Locate each line holding the string "that" and copy it.

::::::::

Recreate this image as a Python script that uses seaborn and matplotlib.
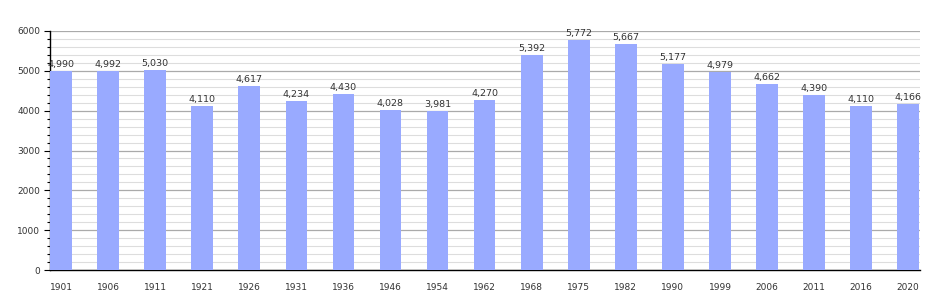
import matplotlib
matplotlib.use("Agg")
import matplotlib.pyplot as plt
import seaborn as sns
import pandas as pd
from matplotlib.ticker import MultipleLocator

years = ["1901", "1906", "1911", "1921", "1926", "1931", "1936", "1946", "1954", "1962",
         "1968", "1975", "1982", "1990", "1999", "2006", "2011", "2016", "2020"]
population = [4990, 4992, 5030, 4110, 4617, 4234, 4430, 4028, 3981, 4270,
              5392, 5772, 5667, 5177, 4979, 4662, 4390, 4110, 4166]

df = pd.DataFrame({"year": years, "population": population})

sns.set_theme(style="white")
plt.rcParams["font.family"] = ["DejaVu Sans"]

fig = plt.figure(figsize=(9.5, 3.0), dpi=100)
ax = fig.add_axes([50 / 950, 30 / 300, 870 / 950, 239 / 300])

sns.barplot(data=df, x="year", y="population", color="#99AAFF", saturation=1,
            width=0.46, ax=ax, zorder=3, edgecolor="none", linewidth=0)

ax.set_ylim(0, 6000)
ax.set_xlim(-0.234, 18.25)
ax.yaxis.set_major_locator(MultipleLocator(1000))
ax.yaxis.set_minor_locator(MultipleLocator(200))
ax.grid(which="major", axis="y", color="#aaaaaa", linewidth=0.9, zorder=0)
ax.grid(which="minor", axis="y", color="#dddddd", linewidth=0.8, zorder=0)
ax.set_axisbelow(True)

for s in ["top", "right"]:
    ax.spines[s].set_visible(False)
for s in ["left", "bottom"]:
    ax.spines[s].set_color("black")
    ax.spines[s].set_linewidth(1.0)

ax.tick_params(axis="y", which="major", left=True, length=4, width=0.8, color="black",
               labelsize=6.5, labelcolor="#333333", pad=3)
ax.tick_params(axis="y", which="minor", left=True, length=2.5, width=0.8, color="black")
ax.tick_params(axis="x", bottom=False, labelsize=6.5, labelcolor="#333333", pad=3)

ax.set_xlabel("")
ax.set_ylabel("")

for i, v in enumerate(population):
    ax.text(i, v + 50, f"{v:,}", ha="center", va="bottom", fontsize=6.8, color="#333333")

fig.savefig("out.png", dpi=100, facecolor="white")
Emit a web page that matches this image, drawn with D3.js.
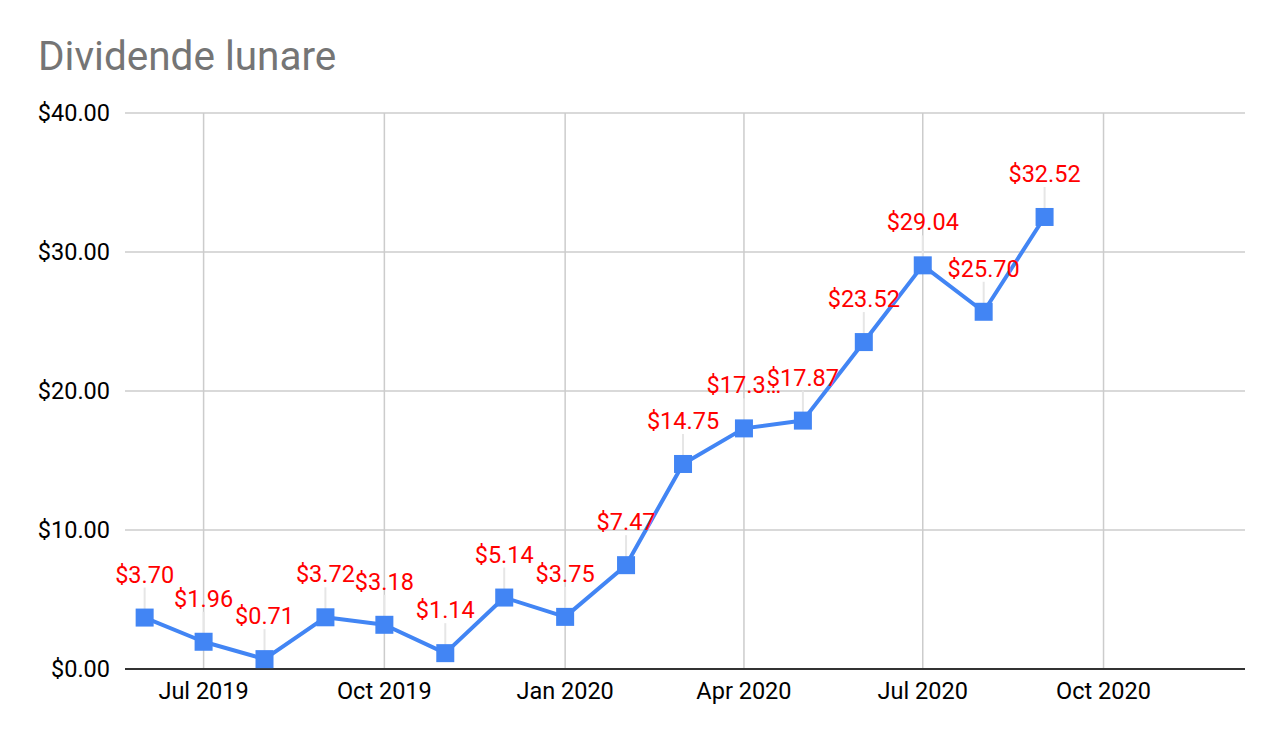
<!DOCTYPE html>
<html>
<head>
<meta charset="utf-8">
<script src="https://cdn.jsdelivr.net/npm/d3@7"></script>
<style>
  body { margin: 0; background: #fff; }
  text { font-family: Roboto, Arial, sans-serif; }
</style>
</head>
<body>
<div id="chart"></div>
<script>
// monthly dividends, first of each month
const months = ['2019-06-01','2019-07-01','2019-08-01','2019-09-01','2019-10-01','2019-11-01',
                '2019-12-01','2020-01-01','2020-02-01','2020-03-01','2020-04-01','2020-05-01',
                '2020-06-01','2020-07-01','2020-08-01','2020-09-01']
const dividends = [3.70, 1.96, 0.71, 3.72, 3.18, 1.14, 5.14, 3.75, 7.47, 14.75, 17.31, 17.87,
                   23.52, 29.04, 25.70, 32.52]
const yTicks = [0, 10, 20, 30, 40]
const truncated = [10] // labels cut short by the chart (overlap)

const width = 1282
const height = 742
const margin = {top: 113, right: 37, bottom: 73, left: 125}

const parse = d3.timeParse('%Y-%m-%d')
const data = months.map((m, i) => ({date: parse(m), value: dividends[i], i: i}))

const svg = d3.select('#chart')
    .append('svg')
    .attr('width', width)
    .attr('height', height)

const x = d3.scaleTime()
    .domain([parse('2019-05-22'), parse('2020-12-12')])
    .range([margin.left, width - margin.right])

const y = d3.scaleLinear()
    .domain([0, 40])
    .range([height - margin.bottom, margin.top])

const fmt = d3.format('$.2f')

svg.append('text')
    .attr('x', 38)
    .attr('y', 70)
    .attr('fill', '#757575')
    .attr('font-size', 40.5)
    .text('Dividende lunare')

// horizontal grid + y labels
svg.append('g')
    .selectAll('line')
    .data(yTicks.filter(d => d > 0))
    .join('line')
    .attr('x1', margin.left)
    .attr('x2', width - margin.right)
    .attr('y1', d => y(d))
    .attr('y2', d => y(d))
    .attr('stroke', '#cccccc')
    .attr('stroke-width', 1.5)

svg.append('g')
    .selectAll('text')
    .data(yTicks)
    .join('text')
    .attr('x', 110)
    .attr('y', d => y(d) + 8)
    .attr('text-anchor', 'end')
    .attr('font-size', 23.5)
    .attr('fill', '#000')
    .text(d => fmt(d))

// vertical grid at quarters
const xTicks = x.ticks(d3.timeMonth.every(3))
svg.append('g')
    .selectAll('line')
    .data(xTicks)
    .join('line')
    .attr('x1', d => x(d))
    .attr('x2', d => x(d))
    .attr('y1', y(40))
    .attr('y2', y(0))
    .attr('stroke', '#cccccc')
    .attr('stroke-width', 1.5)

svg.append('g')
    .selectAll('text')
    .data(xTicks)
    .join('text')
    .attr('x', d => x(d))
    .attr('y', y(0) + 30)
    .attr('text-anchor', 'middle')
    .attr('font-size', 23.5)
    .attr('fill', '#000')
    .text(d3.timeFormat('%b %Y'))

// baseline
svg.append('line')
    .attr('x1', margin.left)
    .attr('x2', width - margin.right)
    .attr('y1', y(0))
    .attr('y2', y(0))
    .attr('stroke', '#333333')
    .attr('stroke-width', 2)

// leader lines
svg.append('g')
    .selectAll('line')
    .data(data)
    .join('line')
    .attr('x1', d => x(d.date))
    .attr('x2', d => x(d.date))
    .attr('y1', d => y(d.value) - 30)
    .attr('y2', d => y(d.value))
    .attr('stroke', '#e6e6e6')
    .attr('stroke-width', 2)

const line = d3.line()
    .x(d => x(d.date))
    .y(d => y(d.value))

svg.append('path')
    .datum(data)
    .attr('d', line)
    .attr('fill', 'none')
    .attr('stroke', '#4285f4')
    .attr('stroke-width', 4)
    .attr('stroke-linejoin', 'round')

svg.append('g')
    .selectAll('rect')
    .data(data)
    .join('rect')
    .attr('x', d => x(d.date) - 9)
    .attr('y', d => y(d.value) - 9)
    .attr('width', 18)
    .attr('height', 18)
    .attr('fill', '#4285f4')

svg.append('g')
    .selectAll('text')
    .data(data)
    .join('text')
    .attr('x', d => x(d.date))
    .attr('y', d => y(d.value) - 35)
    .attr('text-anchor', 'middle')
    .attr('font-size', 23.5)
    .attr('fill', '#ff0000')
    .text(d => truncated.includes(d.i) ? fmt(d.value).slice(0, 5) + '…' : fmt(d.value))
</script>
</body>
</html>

::::::::

== Correct result ==
Recreate this image as a Python script that uses seaborn and matplotlib.
Emit a web page that matches this image, drawn with D3.js.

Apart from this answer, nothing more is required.